▶ [Goal]
Look through the data below and extract, unchanged, the lines from the one that contains "Convert this chart to D3.js code." to the one that contains "const xlan3X_b = [6, 5, 5, 20];", both included.

Entries with chart source code:

........

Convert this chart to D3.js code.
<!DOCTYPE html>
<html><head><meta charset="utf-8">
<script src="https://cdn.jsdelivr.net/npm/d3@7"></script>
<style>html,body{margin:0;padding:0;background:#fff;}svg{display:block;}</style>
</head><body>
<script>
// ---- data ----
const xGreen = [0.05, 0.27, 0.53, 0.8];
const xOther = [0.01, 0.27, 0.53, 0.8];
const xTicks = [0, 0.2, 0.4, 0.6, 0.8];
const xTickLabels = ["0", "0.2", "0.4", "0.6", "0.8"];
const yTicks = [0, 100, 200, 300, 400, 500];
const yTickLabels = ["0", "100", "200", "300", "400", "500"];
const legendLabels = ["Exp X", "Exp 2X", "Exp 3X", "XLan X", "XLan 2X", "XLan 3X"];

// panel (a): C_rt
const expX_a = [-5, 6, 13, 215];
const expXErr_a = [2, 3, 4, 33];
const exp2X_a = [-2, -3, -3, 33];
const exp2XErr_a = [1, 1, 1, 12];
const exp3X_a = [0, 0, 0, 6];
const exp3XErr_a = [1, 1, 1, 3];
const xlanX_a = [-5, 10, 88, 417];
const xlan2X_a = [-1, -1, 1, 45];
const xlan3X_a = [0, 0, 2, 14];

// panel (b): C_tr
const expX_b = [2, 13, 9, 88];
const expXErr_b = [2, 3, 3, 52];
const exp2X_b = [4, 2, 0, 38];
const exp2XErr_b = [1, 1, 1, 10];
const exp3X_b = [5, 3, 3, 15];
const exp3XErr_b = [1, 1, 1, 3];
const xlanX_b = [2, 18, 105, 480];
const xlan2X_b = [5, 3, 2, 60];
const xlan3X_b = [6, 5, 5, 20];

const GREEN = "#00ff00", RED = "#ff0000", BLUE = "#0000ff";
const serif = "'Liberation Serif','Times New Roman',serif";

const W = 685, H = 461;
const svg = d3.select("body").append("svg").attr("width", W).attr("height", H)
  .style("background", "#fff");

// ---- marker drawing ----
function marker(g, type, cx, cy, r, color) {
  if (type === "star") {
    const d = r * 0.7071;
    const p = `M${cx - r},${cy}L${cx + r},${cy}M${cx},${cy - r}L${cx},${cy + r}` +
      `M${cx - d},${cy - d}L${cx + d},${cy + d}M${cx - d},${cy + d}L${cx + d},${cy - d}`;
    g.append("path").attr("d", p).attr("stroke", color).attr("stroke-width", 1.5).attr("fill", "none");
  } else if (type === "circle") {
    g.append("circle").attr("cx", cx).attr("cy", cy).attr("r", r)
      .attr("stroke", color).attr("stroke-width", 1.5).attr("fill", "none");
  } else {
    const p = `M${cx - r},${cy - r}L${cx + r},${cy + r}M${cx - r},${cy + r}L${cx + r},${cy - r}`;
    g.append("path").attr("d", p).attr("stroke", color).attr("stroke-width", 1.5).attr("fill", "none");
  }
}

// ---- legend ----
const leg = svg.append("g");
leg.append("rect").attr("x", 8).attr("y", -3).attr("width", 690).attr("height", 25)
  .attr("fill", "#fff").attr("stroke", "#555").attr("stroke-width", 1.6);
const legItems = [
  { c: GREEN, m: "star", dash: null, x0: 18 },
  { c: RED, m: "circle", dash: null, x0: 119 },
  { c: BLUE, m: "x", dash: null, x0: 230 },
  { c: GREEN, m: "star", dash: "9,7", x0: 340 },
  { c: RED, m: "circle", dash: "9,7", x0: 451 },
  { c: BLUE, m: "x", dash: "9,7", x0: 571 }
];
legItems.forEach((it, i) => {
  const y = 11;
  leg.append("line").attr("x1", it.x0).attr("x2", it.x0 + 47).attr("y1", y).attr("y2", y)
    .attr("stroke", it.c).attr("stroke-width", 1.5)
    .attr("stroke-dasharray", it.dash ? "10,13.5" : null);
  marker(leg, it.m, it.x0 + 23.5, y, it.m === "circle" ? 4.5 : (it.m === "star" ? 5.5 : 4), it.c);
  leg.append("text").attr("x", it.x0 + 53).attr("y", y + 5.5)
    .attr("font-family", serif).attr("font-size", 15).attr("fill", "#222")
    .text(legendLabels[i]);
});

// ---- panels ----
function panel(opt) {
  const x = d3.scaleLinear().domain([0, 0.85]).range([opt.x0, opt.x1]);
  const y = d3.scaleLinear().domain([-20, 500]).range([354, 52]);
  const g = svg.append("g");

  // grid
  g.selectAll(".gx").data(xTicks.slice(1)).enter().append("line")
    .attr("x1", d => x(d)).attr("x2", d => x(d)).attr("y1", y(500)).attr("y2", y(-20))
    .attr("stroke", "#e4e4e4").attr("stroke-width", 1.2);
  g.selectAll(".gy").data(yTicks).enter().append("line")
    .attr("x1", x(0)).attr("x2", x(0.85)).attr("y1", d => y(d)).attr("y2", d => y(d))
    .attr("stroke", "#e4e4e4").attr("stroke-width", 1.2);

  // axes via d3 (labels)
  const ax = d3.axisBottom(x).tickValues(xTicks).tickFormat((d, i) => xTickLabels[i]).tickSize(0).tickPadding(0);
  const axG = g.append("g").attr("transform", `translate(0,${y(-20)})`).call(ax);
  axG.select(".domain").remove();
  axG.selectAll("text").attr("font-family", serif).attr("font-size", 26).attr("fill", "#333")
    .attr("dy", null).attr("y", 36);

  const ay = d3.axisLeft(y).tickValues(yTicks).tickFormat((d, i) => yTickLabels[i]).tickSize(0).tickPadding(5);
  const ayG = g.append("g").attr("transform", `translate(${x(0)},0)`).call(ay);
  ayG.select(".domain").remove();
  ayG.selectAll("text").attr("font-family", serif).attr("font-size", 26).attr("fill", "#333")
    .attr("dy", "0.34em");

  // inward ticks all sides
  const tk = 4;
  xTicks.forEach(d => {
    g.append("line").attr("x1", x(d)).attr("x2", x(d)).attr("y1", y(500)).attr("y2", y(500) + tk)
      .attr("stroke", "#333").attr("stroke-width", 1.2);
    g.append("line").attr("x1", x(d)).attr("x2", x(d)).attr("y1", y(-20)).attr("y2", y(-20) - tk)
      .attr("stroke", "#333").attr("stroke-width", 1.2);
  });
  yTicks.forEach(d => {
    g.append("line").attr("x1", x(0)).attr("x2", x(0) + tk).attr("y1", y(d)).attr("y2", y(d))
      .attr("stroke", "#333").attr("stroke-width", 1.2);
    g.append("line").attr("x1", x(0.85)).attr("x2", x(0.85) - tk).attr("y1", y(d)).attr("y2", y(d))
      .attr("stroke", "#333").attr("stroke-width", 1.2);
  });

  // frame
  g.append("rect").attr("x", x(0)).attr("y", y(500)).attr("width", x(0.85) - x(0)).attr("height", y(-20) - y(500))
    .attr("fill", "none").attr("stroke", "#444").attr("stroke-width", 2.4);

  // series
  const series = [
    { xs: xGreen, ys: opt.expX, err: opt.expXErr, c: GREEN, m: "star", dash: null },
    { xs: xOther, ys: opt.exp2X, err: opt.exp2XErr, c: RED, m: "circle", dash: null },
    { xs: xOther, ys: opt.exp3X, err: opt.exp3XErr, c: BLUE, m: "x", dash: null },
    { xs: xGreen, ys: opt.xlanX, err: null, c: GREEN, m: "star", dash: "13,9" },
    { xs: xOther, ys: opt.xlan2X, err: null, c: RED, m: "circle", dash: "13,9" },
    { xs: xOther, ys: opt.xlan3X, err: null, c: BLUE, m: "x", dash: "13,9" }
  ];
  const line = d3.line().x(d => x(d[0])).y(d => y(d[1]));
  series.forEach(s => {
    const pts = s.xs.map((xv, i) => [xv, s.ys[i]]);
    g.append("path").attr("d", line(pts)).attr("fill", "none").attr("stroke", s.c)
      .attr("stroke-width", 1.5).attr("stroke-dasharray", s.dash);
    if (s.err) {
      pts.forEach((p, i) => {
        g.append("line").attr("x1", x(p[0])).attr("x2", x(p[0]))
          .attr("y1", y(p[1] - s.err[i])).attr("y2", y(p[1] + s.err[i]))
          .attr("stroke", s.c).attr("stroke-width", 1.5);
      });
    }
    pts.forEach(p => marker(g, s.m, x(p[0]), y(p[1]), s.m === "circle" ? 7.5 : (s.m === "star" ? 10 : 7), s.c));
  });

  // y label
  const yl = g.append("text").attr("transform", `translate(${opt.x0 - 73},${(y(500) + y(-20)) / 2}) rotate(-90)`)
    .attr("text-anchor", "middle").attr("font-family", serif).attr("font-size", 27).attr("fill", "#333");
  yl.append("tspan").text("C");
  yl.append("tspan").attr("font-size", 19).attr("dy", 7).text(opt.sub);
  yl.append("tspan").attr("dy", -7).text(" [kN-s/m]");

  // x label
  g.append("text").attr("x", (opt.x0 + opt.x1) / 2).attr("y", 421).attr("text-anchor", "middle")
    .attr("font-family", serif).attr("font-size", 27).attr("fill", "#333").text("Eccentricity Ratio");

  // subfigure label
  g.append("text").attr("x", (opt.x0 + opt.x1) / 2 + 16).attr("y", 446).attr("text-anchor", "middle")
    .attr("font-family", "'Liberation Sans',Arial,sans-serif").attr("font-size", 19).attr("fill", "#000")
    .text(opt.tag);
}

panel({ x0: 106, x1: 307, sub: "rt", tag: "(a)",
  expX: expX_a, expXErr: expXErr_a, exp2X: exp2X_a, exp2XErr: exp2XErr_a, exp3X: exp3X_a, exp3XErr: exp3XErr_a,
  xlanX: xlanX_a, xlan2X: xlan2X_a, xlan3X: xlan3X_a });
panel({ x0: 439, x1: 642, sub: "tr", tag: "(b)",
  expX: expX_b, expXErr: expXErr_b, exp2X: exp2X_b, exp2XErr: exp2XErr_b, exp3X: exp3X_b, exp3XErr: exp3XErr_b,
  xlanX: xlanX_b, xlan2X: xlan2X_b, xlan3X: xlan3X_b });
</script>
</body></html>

........

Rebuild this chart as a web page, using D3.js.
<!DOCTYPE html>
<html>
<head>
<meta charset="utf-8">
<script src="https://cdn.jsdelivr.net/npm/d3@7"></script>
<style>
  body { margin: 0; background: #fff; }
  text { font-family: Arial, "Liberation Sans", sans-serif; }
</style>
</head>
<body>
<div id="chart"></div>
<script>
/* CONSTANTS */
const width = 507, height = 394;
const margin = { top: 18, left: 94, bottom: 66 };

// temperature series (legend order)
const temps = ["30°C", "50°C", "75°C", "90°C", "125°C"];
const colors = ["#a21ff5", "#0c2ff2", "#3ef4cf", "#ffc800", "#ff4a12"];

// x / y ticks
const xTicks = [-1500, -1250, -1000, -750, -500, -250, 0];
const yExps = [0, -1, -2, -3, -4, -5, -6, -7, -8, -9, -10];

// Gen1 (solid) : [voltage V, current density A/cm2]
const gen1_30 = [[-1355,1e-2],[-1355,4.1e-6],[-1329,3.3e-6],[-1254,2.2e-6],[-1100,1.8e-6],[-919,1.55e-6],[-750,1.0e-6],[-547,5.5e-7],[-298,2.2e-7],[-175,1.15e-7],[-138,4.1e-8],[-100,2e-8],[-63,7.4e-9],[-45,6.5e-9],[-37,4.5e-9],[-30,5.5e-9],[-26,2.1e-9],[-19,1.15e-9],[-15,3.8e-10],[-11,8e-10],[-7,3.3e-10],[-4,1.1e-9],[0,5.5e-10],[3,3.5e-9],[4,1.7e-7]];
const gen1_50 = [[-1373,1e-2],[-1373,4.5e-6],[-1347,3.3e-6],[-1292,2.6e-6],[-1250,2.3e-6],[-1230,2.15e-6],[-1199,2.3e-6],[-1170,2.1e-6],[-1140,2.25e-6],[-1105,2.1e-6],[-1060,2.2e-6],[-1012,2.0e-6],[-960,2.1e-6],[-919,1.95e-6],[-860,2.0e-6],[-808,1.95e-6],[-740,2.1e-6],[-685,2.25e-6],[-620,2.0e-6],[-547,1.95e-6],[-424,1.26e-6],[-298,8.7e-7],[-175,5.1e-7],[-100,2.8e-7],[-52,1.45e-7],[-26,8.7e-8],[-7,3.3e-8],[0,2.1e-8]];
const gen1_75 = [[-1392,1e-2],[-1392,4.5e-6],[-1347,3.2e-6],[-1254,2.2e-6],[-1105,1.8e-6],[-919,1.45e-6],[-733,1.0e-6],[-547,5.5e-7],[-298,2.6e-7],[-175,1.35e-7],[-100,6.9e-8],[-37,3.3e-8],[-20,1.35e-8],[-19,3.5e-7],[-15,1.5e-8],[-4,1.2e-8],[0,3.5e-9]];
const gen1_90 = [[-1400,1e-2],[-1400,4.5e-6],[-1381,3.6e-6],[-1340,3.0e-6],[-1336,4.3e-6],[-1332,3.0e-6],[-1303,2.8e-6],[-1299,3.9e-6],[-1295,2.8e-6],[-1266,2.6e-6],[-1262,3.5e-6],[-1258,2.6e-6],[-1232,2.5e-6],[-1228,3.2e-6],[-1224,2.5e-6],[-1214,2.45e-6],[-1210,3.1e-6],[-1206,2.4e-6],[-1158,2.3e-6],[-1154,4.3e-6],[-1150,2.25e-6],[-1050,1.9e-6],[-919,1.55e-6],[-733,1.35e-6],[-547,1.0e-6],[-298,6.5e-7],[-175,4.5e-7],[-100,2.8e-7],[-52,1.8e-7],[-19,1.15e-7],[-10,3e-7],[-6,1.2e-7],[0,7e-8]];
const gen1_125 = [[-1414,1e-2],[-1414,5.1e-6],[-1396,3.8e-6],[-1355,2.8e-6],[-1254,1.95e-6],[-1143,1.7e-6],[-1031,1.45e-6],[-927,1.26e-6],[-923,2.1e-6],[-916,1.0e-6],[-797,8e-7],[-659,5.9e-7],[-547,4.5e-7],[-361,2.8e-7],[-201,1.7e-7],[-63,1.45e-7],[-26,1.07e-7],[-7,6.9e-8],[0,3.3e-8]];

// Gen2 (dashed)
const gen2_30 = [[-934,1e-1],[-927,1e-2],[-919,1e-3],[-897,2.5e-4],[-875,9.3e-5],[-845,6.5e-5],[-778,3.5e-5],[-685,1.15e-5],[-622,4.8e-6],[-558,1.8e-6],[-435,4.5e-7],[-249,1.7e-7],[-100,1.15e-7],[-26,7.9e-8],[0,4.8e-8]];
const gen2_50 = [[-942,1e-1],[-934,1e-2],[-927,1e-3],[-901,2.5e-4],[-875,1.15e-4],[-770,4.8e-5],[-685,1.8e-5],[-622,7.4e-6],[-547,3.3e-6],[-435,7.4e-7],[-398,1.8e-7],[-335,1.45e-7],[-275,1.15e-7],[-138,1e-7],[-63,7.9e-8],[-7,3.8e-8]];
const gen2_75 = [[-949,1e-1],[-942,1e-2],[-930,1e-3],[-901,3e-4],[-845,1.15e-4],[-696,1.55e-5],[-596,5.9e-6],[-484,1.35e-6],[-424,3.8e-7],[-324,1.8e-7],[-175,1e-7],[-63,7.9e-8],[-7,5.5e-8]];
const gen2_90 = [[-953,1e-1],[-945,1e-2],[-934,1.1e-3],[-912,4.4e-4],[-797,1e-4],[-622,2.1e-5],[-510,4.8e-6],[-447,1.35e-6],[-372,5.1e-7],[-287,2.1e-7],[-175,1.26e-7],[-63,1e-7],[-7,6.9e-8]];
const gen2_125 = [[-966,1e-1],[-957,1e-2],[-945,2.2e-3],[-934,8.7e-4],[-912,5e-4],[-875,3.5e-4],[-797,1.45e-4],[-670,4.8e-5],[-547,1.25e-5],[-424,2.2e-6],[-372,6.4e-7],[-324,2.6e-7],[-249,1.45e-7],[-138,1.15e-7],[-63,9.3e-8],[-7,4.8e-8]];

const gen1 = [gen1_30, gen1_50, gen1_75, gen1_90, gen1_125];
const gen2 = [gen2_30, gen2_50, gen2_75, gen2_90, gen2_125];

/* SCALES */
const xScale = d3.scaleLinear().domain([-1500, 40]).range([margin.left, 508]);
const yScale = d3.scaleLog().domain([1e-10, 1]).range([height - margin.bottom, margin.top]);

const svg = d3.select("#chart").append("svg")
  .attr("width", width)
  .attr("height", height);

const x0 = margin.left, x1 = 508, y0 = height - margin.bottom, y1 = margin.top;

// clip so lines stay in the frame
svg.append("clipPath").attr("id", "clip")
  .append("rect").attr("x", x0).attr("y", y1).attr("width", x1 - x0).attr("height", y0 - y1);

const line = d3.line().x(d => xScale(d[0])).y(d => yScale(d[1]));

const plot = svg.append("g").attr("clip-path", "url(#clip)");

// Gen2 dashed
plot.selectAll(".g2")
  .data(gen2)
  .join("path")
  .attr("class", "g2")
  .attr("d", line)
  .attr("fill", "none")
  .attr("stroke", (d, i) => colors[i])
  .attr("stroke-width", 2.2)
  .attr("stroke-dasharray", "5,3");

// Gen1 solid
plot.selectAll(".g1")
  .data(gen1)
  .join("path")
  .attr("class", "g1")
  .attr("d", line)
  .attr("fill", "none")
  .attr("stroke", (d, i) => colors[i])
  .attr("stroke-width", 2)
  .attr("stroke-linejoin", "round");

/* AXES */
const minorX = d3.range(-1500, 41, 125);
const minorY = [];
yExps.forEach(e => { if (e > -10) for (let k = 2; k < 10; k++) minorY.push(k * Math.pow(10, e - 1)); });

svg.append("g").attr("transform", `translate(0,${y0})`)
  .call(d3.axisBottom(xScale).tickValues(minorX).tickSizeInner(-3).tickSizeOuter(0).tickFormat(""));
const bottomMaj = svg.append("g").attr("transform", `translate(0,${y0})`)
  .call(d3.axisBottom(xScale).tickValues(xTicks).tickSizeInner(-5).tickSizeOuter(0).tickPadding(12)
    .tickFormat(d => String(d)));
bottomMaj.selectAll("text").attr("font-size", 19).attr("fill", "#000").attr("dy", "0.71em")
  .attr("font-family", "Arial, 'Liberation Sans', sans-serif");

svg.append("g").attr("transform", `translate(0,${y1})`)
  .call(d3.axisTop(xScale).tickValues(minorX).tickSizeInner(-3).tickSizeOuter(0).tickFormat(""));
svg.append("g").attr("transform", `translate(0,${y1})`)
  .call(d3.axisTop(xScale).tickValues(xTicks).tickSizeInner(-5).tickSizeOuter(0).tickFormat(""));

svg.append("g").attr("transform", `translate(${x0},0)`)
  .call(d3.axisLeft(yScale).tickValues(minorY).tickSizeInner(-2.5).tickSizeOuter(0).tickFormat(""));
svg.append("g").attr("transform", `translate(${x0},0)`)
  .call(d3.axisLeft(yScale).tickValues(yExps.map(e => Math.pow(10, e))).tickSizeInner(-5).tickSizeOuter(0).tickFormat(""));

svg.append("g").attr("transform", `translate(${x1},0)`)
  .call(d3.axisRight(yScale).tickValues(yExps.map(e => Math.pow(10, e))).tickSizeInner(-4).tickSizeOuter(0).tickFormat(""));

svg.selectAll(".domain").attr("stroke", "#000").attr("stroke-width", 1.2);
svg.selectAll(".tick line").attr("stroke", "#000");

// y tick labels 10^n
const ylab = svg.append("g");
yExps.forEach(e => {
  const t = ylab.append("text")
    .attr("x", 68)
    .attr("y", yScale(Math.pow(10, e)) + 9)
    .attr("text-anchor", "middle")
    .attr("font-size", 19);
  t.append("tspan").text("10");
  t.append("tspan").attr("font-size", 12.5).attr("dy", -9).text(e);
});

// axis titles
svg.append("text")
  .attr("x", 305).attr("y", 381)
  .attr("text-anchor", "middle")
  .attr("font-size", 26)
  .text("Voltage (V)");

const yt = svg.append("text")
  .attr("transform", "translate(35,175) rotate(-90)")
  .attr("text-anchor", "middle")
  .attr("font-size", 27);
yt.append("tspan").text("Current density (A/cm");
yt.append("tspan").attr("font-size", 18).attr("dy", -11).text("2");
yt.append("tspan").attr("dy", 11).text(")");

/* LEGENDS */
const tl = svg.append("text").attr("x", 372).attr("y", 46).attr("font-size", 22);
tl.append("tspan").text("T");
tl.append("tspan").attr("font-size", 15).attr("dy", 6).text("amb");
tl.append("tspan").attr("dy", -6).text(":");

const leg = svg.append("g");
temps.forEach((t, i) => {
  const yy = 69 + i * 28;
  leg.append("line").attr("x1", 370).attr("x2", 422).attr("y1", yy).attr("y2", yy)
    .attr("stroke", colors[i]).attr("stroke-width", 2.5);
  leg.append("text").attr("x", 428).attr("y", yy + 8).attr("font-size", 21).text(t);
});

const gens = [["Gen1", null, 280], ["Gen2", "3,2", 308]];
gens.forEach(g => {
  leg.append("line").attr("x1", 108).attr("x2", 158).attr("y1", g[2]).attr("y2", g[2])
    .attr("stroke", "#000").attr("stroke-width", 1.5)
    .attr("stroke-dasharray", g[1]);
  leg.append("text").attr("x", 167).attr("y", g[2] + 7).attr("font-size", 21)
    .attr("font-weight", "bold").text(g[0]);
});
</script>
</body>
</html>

........

▶ [Task answer]
Convert this chart to D3.js code.
<!DOCTYPE html>
<html><head><meta charset="utf-8">
<script src="https://cdn.jsdelivr.net/npm/d3@7"></script>
<style>html,body{margin:0;padding:0;background:#fff;}svg{display:block;}</style>
</head><body>
<script>
// ---- data ----
const xGreen = [0.05, 0.27, 0.53, 0.8];
const xOther = [0.01, 0.27, 0.53, 0.8];
const xTicks = [0, 0.2, 0.4, 0.6, 0.8];
const xTickLabels = ["0", "0.2", "0.4", "0.6", "0.8"];
const yTicks = [0, 100, 200, 300, 400, 500];
const yTickLabels = ["0", "100", "200", "300", "400", "500"];
const legendLabels = ["Exp X", "Exp 2X", "Exp 3X", "XLan X", "XLan 2X", "XLan 3X"];

// panel (a): C_rt
const expX_a = [-5, 6, 13, 215];
const expXErr_a = [2, 3, 4, 33];
const exp2X_a = [-2, -3, -3, 33];
const exp2XErr_a = [1, 1, 1, 12];
const exp3X_a = [0, 0, 0, 6];
const exp3XErr_a = [1, 1, 1, 3];
const xlanX_a = [-5, 10, 88, 417];
const xlan2X_a = [-1, -1, 1, 45];
const xlan3X_a = [0, 0, 2, 14];

// panel (b): C_tr
const expX_b = [2, 13, 9, 88];
const expXErr_b = [2, 3, 3, 52];
const exp2X_b = [4, 2, 0, 38];
const exp2XErr_b = [1, 1, 1, 10];
const exp3X_b = [5, 3, 3, 15];
const exp3XErr_b = [1, 1, 1, 3];
const xlanX_b = [2, 18, 105, 480];
const xlan2X_b = [5, 3, 2, 60];
const xlan3X_b = [6, 5, 5, 20];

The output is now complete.